The best new Internet hoaxes
- — 15 February, 2008 09:47
You've been had. Some geeky guy with a bad comb-over just convinced you to click 100 times on your Gmail account to somehow tap into a Google TV beta.
Like any good Internet hoax, the guys who made the Google TV spoof knew that a sucker is born every minute -- or maybe that's every second in Internet time. It had all the hallmarks of a good con: a product or service that is hard to obtain yet highly desirable, a brand name that people trust, a quirky geek who seemed oblivious to the fact that he looks like the long-lost nephew of Bill Gates, and a viral video format. (Full disclosure: I fell for it, too.)

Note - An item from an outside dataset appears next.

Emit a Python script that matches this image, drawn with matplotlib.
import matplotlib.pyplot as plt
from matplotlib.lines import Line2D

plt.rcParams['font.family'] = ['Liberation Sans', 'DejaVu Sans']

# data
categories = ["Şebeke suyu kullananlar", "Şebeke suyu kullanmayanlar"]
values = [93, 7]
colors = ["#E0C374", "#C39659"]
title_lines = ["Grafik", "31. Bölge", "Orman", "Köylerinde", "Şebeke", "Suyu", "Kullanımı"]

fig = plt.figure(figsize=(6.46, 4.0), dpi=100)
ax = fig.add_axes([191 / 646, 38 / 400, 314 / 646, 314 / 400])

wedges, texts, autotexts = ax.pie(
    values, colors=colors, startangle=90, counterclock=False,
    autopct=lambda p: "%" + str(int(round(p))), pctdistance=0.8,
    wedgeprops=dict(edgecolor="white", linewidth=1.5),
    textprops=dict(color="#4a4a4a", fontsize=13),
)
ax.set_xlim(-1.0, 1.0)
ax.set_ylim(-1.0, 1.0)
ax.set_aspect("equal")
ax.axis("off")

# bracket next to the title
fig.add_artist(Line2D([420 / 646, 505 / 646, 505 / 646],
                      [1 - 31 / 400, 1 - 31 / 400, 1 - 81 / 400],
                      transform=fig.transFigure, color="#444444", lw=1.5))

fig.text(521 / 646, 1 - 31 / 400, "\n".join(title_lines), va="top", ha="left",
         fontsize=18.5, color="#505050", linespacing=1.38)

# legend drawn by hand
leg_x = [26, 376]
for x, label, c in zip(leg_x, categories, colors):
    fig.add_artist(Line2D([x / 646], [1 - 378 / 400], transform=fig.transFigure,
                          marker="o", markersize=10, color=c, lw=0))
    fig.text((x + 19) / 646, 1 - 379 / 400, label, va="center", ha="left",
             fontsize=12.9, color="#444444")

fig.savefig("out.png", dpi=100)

Over the past year or so, several cons have appeared in one form or another -- some in video form, and a few blog hoaxes. In some ways, it's a disturbing trend because the Internet doesn't need more inaccurate information to go along with the erroneous Wikipedia entries and opinionated blog postings. There are plenty of older hoaxes that have received more than their share of publicity, but here are my top six recent ones.
Google TV was one of the best pranks of recent memory -- so good, we hate to even spoil it here.

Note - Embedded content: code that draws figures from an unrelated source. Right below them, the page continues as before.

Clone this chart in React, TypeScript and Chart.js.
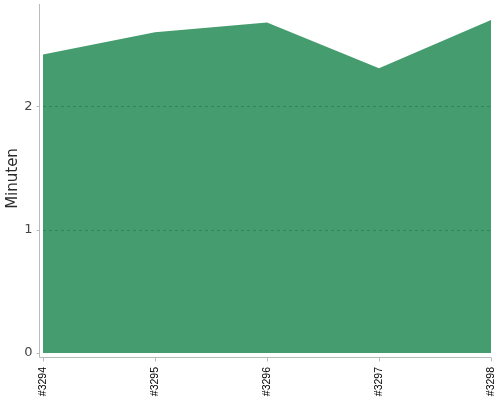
import React, { useEffect, useRef } from 'react';
import { Chart, registerables } from 'chart.js';

Chart.register(...registerables);

// Build numbers and duration per build (minutes)
const builds = ['#3294', '#3295', '#3296', '#3297', '#3298'];
const minutes = [2.42, 2.6, 2.68, 2.31, 2.7];
const yTicks = [0, 1, 2];
const yMax = 2.83;

const AXIS = '#bbbbbb';

// draws axis lines, tick marks and dashed grid on top of the area fill
const axisPlugin = {
  id: 'axisLines',
  afterDatasetsDraw(chart: any) {
    const { ctx, chartArea, scales } = chart;
    const x = scales.x;
    const y = scales.y;
    ctx.save();
    ctx.lineWidth = 1;

    ctx.strokeStyle = 'rgba(0, 60, 30, 0.25)';
    ctx.setLineDash([3, 3]);
    yTicks.forEach((v) => {
      if (v === 0) return;
      const py = Math.round(y.getPixelForValue(v)) + 0.5;
      ctx.beginPath();
      ctx.moveTo(chartArea.left, py);
      ctx.lineTo(chartArea.right, py);
      ctx.stroke();
    });
    ctx.setLineDash([]);

    const ax = chartArea.left - 3.5;
    const ay = chartArea.bottom + 4.5;
    ctx.strokeStyle = AXIS;
    ctx.beginPath();
    ctx.moveTo(ax, chartArea.top);
    ctx.lineTo(ax, ay);
    ctx.lineTo(chartArea.right, ay);
    ctx.stroke();

    yTicks.forEach((v) => {
      const py = Math.round(y.getPixelForValue(v)) + 0.5;
      ctx.beginPath();
      ctx.moveTo(ax - 3, py);
      ctx.lineTo(ax, py);
      ctx.stroke();
    });
    builds.forEach((_, i) => {
      const px = Math.round(x.getPixelForValue(i)) + 0.5;
      ctx.beginPath();
      ctx.moveTo(px, ay);
      ctx.lineTo(px, ay + 4);
      ctx.stroke();
    });
    ctx.restore();
  },
};

const noPadding = (scale: any) => {
  scale.paddingLeft = 0;
  scale.paddingRight = 0;
  scale.paddingTop = 0;
  scale.paddingBottom = 0;
};

const BuildChart: React.FC = () => {
  const canvasRef = useRef<HTMLCanvasElement>(null);
  const chartRef = useRef<Chart | null>(null);

  useEffect(() => {
    document.body.style.margin = '0';
    document.body.style.overflow = 'hidden';
    if (!canvasRef.current) return;
    if (chartRef.current) chartRef.current.destroy();

    chartRef.current = new Chart(canvasRef.current, {
      type: 'line',
      data: {
        labels: builds,
        datasets: [
          {
            label: 'Minuten',
            data: minutes,
            fill: 'origin',
            backgroundColor: '#459c6e',
            borderColor: '#459c6e',
            borderWidth: 0,
            pointRadius: 0,
            tension: 0,
          },
        ],
      },
      options: {
        responsive: false,
        animation: false,
        layout: { padding: { top: 4, right: 9, left: 0, bottom: 0 } },
        plugins: {
          legend: { display: false },
          tooltip: { enabled: false },
        },
        scales: {
          x: {
            offset: false,
            grid: { display: false, drawTicks: false },
            border: { display: false },
            ticks: {
              autoSkip: false,
              minRotation: 90,
              maxRotation: 90,
              padding: 14,
              color: '#000',
              font: { family: 'Liberation Sans', size: 10.5 },
            },
            afterFit: (scale: any) => {
              scale.height = 47;
              noPadding(scale);
            },
          },
          y: {
            min: 0,
            max: yMax,
            grid: { display: false, drawTicks: false },
            border: { display: false },
            ticks: {
              stepSize: 1,
              padding: 10.5,
              color: '#444',
              font: { family: 'DejaVu Sans', size: 13 },
            },
            afterBuildTicks: (scale: any) => {
              scale.ticks = yTicks.map((v) => ({ value: v }));
            },
            afterFit: (scale: any) => {
              scale.width = 43;
              noPadding(scale);
            },
            title: {
              display: true,
              text: 'Minuten',
              color: '#2a2a2a',
              padding: { top: 4, bottom: 0 },
              font: { family: 'DejaVu Sans', size: 15 },
            },
          },
        },
      },
      plugins: [axisPlugin],
    });

    return () => {
      if (chartRef.current) {
        chartRef.current.destroy();
        chartRef.current = null;
      }
    };
  }, []);

  return (
    <div style={{ width: 500, height: 400, overflow: 'hidden' }}>
      <canvas ref={canvasRef} width={500} height={400} style={{ display: 'block' }}></canvas>
    </div>
  );
};

export default function App() {
  return <BuildChart />;
}
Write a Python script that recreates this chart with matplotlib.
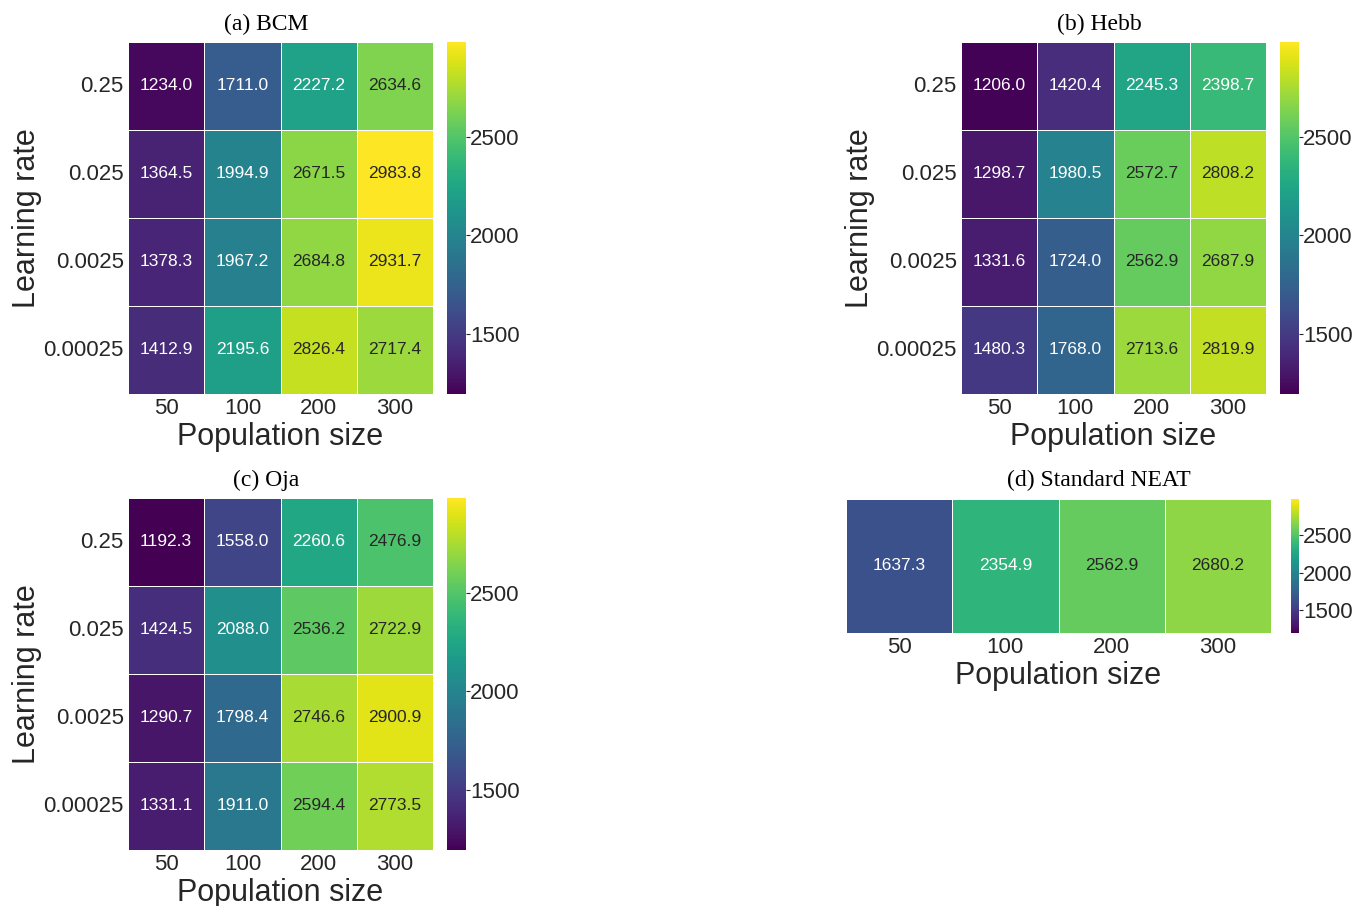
import matplotlib
matplotlib.use('Agg')
import matplotlib.pyplot as plt
import numpy as np
import seaborn as sns

"""----Data----"""
pop_sizes = ['50', '100', '200', '300']
learning_rates = ['0.25', '0.025', '0.0025', '0.00025']

bcm = [[1234.0, 1711.0, 2227.2, 2634.6],
       [1364.5, 1994.9, 2671.5, 2983.8],
       [1378.3, 1967.2, 2684.8, 2931.7],
       [1412.9, 2195.6, 2826.4, 2717.4]]
hebb = [[1206.0, 1420.4, 2245.3, 2398.7],
        [1298.7, 1980.5, 2572.7, 2808.2],
        [1331.6, 1724.0, 2562.9, 2687.9],
        [1480.3, 1768.0, 2713.6, 2819.9]]
oja = [[1192.3, 1558.0, 2260.6, 2476.9],
       [1424.5, 2088.0, 2536.2, 2722.9],
       [1290.7, 1798.4, 2746.6, 2900.9],
       [1331.1, 1911.0, 2594.4, 2773.5]]
neat = [[1637.3, 2354.9, 2562.9, 2680.2]]

"""----Config----"""
sns.set_style('white')
plt.rcParams['font.family'] = ['Liberation Sans', 'DejaVu Sans']
plt.rcParams['text.color'] = '#262626'
plt.rcParams['xtick.color'] = '#262626'
plt.rcParams['ytick.color'] = '#262626'
plt.rcParams['axes.labelcolor'] = '#262626'

all_vals = np.concatenate([np.ravel(bcm), np.ravel(hebb), np.ravel(oja), np.ravel(neat)])
vmin, vmax = all_vals.min(), all_vals.max()

W, H = 1356, 906


def box(x0, y0, x1, y1):
    return [x0 / W, (H - y1) / H, (x1 - x0) / W, (y1 - y0) / H]


def draw(fig, data, title, title_xy, hm_box, cb_box, ylabels):
    ax = fig.add_axes(box(*hm_box))
    cax = fig.add_axes(box(*cb_box))
    sns.heatmap(np.array(data), ax=ax, cbar_ax=cax, cmap='viridis', vmin=vmin, vmax=vmax,
                annot=True, fmt='.1f', annot_kws={'size': 12.5}, linewidths=0.7, linecolor='white',
                xticklabels=pop_sizes, yticklabels=ylabels if ylabels else False)
    fig.text(title_xy[0] / W, 1 - title_xy[1] / H, title, family='Liberation Serif',
             fontsize=17, ha='center', va='center', color='black')
    ax.set_xlabel('Population size', fontsize=22, labelpad=2)
    ax.tick_params(axis='both', length=0, labelsize=16, pad=3)
    plt.setp(ax.get_yticklabels(), rotation=0)
    if ylabels:
        ax.set_ylabel('Learning rate', fontsize=22, labelpad=1)
    cax.tick_params(labelsize=16, length=3, width=0.8, pad=0)
    cax.set_yticks([1500, 2000, 2500])
    for s in cax.spines.values():
        s.set_visible(False)
    return ax


def main():
    fig = plt.figure(figsize=(13.56, 9.06), dpi=100)
    draw(fig, bcm, '(a) BCM', (266, 24), (128, 42, 433, 394), (447, 42, 466, 394), learning_rates)
    draw(fig, hebb, '(b) Hebb', (1099, 24), (961, 42, 1266, 394), (1280, 42, 1299, 394), learning_rates)
    draw(fig, oja, '(c) Oja', (266, 480), (128, 498, 433, 850), (447, 498, 466, 850), learning_rates)
    draw(fig, neat, '(d) Standard NEAT', (1099, 480), (846, 499, 1271, 633), (1291, 499, 1299, 633), None)
    fig.savefig('out.png', dpi=100)


if __name__ == '__main__':
    main()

Mark Erickson is the geeky tech who explains how to tap into the Google TV beta. A few keen observers noted his wry smirk throughout the video, but the hoax had one other classic con element: It was so complicated and unusual that it seemed more real. You had to follow several detailed instructions and eventually click on the Gmail logo repeatedly until the Google TV beta link appeared.

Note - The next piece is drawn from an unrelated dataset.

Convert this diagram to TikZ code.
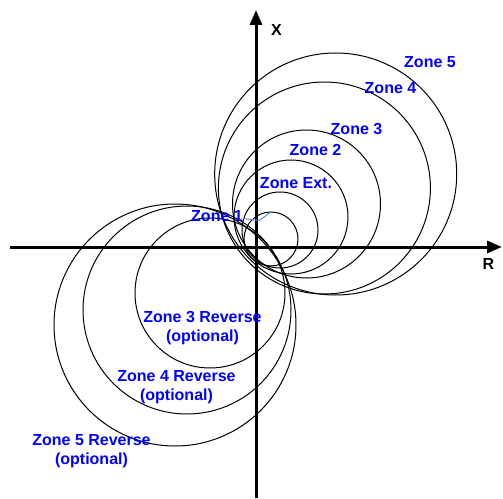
\documentclass[tikz,border=0pt]{standalone}
\usepackage{fontspec}
\setmainfont{Liberation Sans}
\usetikzlibrary{arrows.meta}
\definecolor{leadblue}{RGB}{90,140,210}

\begin{document}
\begin{tikzpicture}[
    x=0.5pt, y=0.5pt,
    ring/.style={draw=black, line width=0.5pt},
    axis/.style={-{Triangle[length=7.5pt, width=6pt]}, line width=1.5pt},
    zone/.style={text=blue, font=\bfseries\fontsize{8}{9.5}\selectfont, align=center, inner sep=0pt},
    axlabel/.style={font=\bfseries\fontsize{8}{9.5}\selectfont, inner sep=0pt},
    leader/.style={draw=leadblue, line width=0.5pt}
]
\useasboundingbox (-256,-251) rectangle (247,247);

% forward zones
\draw[ring] (15,8) circle (27);
\draw[ring] (24,17) circle (38);
\draw[ring] (35,30) circle (57);
\draw[ring] (50.5,43) circle (74);
\draw[ring] (68.4,59) circle (106);
\draw[ring] (79.7,73) circle (121);

% reverse zones
\draw[ring] (-46,-46) circle (75);
\draw[ring] (-69,-63) circle (104);
\draw[ring] (-81,-78) circle (121);

% axes
\coordinate (rneg) at (-246,0);
\coordinate (rpos) at (246,0);
\coordinate (xneg) at (0,-251);
\coordinate (xpos) at (0,237);
\draw[axis] (rneg) -- (rpos);
\draw[axis] (xneg) -- (xpos);
\node[axlabel] (xlbl) at (20.5,217) {X};
\node[axlabel] (rlbl) at (232.5,-16.5) {R};

% labels
\node[zone] (z5) at (174,185) {Zone 5};
\node[zone] (z4) at (134.5,159) {Zone 4};
\node[zone] (z3) at (100.5,117.5) {Zone 3};
\node[zone] (z2) at (59.5,97) {Zone 2};
\node[zone] (zext) at (40,63.5) {Zone Ext.};
\node[zone] (z1) at (-39,30.5) {Zone 1};
\node[zone] (z3r) at (-53.5,-81) {Zone 3 Reverse\\(optional)};
\node[zone] (z4r) at (-79.5,-140) {Zone 4 Reverse\\(optional)};
\node[zone] (z5r) at (-164.5,-204) {Zone 5 Reverse\\(optional)};

\coordinate (z1top) at (15,35);
\draw[leader] ([yshift=-1]z1.east) -- ++(16,-2) -- (z1top);
\end{tikzpicture}
\end{document}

Once subscribed, you could watch endless episodes of Prison Break without paying a dime -- which is yet another incentive. What made this hoax even more interesting is that it spurred so many other related hoaxes, such as viewers showing how they made it work.
Two spaceships fly overhead in an ominous shakycam video.
Like the monster movie Cloverfield, the Haiti spaceship video was a good con because the special effects looked realistic enough -- but not so realistic that they looked like a Hollywood production. The Los Angeles Times outed the French special effects guru who created the video, although "Barzolff" (as the Times called him) was surprised by the intense reaction. Interestingly, the video is actually a precursor to a full movie about how two guys make an Internet hoax about UFOs and get into trouble for it.
Once again, excellent special effects and a serious tone are sure to trick even savvy viewers.
Slightly old now (the video was released over a year ago), the "Metalosis Maligna" documentary works on many levels: It holds the interests of techies, preys on our fear of technology and just looks strikingly real.
Metalosis was described as "a disease which affects patients with medical implants."
A pan shot over various body implant parts and a low rumbling soundtrack just add to the potential for public hysteria. Like the Google TV hoax, the con also plays on our desire to learn about something new and under-reported, to be "in the know" before the next guy. The film uses well-designed graphics and interviews with seemingly knowledgeable experts and mirrors the documentary style of Michael Moore and others. A matching Web site at Metalosis.com -- complete with Google ads and links to more information -- carries the ruse even further.